• [Task objective] Take every line from the first down to the line with "const chart = echarts.init(document.getElementById('c'));" and set it down exactly, without the pictures.
[Begin Information provided]
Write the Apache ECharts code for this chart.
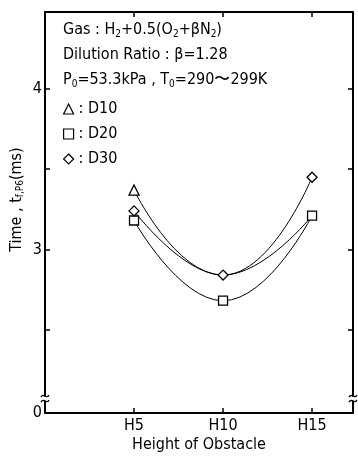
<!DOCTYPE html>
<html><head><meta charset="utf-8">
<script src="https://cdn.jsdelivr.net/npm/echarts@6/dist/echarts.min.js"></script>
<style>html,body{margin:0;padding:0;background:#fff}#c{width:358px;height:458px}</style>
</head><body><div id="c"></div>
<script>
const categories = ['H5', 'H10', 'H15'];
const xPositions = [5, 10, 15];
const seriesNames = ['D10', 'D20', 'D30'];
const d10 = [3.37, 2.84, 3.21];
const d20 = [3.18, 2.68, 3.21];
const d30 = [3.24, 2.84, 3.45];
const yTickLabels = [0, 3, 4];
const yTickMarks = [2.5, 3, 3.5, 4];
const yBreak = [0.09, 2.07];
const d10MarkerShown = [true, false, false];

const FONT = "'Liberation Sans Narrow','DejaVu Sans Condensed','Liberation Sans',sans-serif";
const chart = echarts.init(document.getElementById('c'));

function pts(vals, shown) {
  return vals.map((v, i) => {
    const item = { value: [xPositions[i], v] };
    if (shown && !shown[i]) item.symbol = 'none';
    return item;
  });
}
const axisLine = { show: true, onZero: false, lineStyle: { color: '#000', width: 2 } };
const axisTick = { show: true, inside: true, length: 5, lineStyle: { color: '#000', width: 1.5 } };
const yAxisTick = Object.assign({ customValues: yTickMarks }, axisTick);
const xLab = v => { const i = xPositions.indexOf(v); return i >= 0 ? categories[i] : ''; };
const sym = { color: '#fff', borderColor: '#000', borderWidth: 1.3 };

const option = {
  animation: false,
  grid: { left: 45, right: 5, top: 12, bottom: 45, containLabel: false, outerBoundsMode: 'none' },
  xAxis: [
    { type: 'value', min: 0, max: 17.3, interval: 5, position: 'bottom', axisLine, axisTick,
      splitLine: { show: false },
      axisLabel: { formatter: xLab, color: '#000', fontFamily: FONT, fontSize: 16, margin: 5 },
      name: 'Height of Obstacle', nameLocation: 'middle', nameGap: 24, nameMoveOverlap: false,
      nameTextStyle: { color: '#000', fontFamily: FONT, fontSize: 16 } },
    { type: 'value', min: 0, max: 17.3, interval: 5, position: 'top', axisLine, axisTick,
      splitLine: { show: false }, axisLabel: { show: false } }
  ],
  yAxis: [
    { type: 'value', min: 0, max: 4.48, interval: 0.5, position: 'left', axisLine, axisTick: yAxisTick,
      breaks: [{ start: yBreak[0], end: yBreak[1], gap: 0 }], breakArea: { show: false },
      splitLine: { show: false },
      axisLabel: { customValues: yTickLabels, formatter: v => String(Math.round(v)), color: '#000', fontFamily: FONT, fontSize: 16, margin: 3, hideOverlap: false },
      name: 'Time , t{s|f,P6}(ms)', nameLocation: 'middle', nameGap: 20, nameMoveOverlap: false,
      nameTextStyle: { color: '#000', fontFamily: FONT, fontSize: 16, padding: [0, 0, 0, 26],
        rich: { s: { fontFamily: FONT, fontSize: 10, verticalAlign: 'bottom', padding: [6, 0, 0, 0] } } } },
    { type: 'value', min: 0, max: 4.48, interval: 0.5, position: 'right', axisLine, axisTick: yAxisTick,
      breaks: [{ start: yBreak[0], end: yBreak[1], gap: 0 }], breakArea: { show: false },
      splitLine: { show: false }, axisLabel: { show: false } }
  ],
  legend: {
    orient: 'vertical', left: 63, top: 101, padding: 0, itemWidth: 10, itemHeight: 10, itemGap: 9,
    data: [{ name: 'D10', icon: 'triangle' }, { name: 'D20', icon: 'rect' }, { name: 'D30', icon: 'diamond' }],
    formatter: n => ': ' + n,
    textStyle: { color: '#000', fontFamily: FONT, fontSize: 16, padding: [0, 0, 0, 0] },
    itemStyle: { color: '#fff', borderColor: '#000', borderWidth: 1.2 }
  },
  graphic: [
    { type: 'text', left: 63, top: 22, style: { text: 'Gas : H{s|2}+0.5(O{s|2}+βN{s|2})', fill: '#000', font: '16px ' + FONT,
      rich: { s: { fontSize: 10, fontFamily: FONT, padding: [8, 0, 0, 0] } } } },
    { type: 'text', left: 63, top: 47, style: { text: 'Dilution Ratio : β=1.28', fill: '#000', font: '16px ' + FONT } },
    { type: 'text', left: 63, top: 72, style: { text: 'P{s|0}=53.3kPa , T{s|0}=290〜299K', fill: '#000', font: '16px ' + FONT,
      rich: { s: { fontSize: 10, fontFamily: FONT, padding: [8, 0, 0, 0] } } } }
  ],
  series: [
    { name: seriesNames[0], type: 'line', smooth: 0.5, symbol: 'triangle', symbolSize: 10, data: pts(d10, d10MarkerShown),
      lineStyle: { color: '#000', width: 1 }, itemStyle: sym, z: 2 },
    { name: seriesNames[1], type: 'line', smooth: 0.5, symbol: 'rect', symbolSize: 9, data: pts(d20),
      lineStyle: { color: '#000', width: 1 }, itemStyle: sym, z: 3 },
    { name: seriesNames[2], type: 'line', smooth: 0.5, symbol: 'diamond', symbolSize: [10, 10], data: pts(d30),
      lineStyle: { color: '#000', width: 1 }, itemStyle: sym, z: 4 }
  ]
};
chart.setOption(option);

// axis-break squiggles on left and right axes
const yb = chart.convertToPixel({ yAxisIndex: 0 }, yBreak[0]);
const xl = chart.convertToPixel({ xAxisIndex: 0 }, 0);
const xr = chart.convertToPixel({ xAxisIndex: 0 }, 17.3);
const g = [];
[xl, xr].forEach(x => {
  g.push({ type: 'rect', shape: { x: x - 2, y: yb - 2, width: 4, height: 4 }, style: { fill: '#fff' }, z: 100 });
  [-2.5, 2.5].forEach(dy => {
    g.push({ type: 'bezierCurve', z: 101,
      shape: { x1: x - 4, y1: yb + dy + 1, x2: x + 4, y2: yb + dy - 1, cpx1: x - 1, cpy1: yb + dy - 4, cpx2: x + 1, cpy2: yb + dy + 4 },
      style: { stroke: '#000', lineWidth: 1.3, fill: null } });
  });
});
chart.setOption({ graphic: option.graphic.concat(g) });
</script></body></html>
[End Information provided]
• [Solution to the exercise]
Write the Apache ECharts code for this chart.
<!DOCTYPE html>
<html><head><meta charset="utf-8">
<script src="https://cdn.jsdelivr.net/npm/echarts@6/dist/echarts.min.js"></script>
<style>html,body{margin:0;padding:0;background:#fff}#c{width:358px;height:458px}</style>
</head><body><div id="c"></div>
<script>
const categories = ['H5', 'H10', 'H15'];
const xPositions = [5, 10, 15];
const seriesNames = ['D10', 'D20', 'D30'];
const d10 = [3.37, 2.84, 3.21];
const d20 = [3.18, 2.68, 3.21];
const d30 = [3.24, 2.84, 3.45];
const yTickLabels = [0, 3, 4];
const yTickMarks = [2.5, 3, 3.5, 4];
const yBreak = [0.09, 2.07];
const d10MarkerShown = [true, false, false];

const FONT = "'Liberation Sans Narrow','DejaVu Sans Condensed','Liberation Sans',sans-serif";
const chart = echarts.init(document.getElementById('c'));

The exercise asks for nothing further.